## START Given records

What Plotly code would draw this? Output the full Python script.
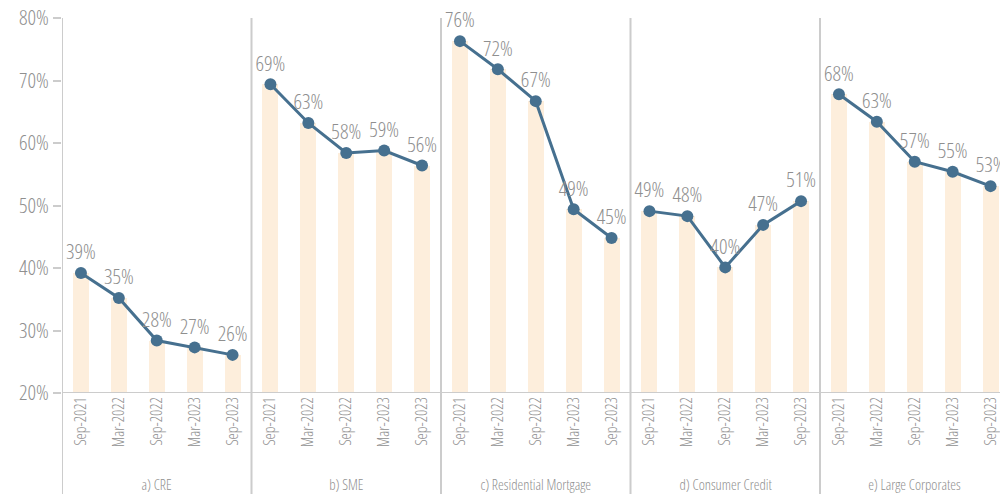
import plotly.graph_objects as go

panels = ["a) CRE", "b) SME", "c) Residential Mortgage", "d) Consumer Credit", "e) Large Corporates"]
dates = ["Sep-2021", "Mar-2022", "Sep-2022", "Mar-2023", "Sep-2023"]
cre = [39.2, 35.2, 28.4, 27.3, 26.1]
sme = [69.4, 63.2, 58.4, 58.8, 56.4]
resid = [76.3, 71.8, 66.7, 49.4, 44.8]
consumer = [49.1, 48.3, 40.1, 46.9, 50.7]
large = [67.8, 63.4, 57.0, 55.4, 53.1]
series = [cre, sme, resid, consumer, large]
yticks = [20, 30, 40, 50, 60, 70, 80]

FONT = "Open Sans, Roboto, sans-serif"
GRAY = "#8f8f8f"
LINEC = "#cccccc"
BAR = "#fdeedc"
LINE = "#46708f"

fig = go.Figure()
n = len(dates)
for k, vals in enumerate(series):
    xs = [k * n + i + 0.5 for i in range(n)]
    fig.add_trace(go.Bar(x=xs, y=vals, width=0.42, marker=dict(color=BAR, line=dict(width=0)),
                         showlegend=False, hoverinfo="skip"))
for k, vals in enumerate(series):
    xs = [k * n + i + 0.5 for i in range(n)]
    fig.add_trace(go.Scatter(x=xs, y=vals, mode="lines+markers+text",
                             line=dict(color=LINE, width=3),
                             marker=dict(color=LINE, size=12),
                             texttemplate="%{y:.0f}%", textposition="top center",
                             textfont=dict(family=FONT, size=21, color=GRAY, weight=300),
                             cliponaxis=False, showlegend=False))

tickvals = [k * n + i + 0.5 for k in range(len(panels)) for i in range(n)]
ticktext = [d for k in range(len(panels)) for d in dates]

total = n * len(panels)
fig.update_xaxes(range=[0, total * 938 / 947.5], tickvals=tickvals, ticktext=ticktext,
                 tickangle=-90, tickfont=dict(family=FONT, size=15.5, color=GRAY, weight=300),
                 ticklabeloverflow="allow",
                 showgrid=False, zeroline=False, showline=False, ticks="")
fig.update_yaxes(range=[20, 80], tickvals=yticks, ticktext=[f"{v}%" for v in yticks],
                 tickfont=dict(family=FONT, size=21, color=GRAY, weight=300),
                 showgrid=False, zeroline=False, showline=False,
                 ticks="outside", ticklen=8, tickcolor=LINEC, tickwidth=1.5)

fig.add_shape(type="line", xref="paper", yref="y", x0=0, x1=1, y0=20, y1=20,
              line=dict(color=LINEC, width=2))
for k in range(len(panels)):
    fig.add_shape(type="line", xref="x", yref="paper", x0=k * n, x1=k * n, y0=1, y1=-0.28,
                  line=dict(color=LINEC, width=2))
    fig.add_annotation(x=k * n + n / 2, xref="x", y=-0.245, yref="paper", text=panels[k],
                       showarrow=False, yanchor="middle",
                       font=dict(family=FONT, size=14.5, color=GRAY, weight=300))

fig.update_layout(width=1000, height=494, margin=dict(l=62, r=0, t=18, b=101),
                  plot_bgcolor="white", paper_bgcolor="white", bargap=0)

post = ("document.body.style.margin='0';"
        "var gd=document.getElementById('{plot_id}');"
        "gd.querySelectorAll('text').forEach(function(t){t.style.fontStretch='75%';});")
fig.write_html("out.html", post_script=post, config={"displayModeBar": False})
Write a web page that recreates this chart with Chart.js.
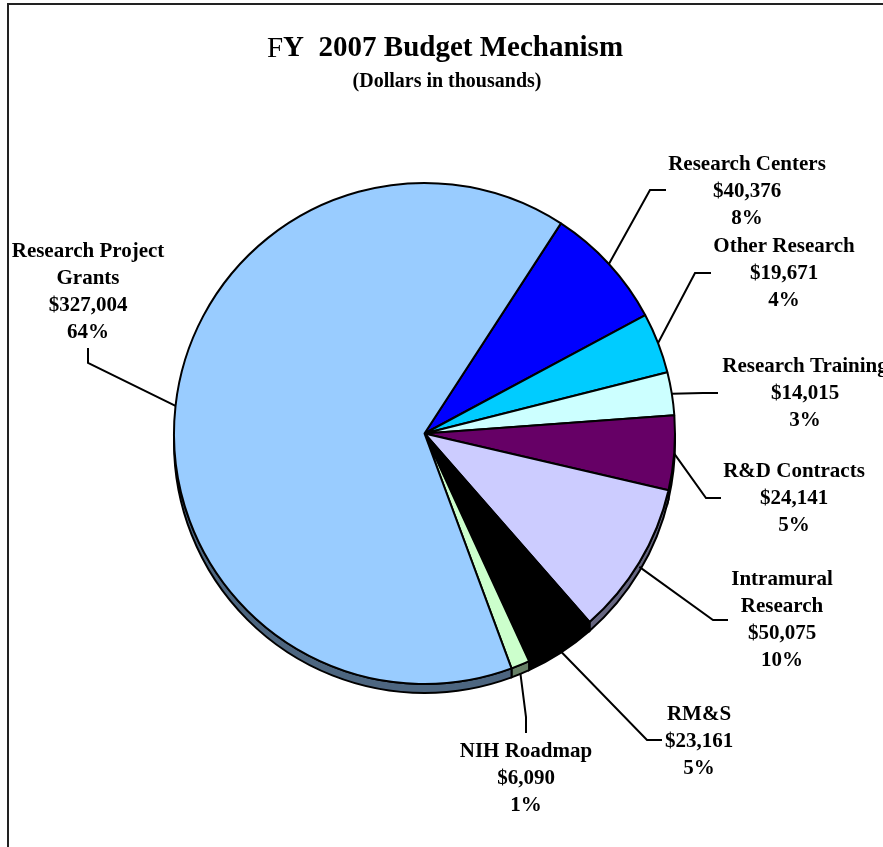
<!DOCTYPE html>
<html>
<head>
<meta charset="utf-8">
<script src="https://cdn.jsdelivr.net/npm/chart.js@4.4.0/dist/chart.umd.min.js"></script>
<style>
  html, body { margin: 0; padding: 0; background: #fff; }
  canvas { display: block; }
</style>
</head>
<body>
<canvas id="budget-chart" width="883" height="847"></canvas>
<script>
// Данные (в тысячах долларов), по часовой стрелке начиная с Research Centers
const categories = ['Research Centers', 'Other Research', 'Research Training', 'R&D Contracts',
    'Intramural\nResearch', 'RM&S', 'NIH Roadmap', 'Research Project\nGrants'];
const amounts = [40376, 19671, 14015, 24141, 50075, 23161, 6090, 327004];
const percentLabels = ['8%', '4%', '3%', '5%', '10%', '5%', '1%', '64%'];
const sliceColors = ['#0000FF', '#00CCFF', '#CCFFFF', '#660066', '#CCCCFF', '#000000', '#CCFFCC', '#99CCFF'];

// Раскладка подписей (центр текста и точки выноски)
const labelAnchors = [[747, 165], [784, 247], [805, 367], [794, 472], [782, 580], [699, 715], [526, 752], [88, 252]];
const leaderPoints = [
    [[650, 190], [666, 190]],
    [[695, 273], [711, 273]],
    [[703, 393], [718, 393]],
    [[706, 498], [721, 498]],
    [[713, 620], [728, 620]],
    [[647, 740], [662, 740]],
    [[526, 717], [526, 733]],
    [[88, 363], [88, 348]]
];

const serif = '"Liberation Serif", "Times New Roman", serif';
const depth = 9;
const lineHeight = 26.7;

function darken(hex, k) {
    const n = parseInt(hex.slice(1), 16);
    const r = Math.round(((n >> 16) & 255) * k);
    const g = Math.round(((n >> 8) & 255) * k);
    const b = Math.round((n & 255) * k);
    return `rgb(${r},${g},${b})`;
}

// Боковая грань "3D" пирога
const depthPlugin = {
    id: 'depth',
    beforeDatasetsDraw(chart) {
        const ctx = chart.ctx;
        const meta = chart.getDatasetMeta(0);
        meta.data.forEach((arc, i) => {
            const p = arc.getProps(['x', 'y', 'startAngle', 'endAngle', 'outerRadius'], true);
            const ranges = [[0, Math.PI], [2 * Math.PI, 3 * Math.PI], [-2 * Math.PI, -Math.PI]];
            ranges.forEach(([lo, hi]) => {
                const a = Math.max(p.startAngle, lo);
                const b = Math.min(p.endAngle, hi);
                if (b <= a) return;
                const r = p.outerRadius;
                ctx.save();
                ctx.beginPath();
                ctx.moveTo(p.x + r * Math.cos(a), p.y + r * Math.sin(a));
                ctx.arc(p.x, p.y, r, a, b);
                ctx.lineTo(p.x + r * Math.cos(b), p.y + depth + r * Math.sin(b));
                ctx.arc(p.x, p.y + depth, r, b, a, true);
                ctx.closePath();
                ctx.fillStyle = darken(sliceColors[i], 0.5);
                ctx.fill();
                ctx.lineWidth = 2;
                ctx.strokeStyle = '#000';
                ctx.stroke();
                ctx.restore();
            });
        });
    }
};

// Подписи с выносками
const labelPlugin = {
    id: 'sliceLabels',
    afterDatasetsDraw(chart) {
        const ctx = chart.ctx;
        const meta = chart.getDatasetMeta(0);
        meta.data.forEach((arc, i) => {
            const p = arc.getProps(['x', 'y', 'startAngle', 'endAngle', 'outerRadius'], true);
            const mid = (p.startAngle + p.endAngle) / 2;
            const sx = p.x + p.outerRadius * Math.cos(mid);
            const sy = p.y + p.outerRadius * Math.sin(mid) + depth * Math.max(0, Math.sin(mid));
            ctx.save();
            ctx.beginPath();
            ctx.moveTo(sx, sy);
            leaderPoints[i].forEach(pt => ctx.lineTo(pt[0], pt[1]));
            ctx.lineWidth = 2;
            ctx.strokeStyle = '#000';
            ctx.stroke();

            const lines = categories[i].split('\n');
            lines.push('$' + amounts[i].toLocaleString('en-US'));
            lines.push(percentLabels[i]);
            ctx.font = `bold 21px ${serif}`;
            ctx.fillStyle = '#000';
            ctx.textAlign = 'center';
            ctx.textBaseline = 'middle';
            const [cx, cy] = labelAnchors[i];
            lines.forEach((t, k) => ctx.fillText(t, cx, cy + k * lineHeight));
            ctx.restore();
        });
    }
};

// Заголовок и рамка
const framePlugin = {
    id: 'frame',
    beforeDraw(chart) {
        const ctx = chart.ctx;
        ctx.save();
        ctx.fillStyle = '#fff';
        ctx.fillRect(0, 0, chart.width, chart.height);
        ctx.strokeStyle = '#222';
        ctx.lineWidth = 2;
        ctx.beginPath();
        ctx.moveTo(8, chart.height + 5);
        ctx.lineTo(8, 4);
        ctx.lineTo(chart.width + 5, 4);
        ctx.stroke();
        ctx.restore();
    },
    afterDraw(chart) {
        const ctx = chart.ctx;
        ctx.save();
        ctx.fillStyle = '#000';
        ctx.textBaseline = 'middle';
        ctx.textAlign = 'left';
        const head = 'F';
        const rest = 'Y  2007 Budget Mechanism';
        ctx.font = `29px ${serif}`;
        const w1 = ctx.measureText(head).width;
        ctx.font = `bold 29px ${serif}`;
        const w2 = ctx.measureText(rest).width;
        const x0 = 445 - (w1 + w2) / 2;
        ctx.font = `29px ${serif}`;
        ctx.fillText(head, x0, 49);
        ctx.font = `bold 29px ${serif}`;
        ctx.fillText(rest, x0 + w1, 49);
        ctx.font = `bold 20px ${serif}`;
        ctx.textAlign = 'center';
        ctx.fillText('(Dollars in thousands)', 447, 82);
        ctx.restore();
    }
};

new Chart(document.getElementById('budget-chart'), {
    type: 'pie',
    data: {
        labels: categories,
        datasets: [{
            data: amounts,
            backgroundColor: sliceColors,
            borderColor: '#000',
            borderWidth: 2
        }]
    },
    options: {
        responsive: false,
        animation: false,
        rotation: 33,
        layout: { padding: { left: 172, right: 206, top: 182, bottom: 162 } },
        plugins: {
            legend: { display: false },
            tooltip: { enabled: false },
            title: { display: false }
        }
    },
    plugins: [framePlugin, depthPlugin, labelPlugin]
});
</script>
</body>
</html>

## END Given records

Skip every picture and return the lines above from the top through the one that contains "yticks = [20, 30, 40, 50, 60, 70, 80]".

What Plotly code would draw this? Output the full Python script.
import plotly.graph_objects as go

panels = ["a) CRE", "b) SME", "c) Residential Mortgage", "d) Consumer Credit", "e) Large Corporates"]
dates = ["Sep-2021", "Mar-2022", "Sep-2022", "Mar-2023", "Sep-2023"]
cre = [39.2, 35.2, 28.4, 27.3, 26.1]
sme = [69.4, 63.2, 58.4, 58.8, 56.4]
resid = [76.3, 71.8, 66.7, 49.4, 44.8]
consumer = [49.1, 48.3, 40.1, 46.9, 50.7]
large = [67.8, 63.4, 57.0, 55.4, 53.1]
series = [cre, sme, resid, consumer, large]
yticks = [20, 30, 40, 50, 60, 70, 80]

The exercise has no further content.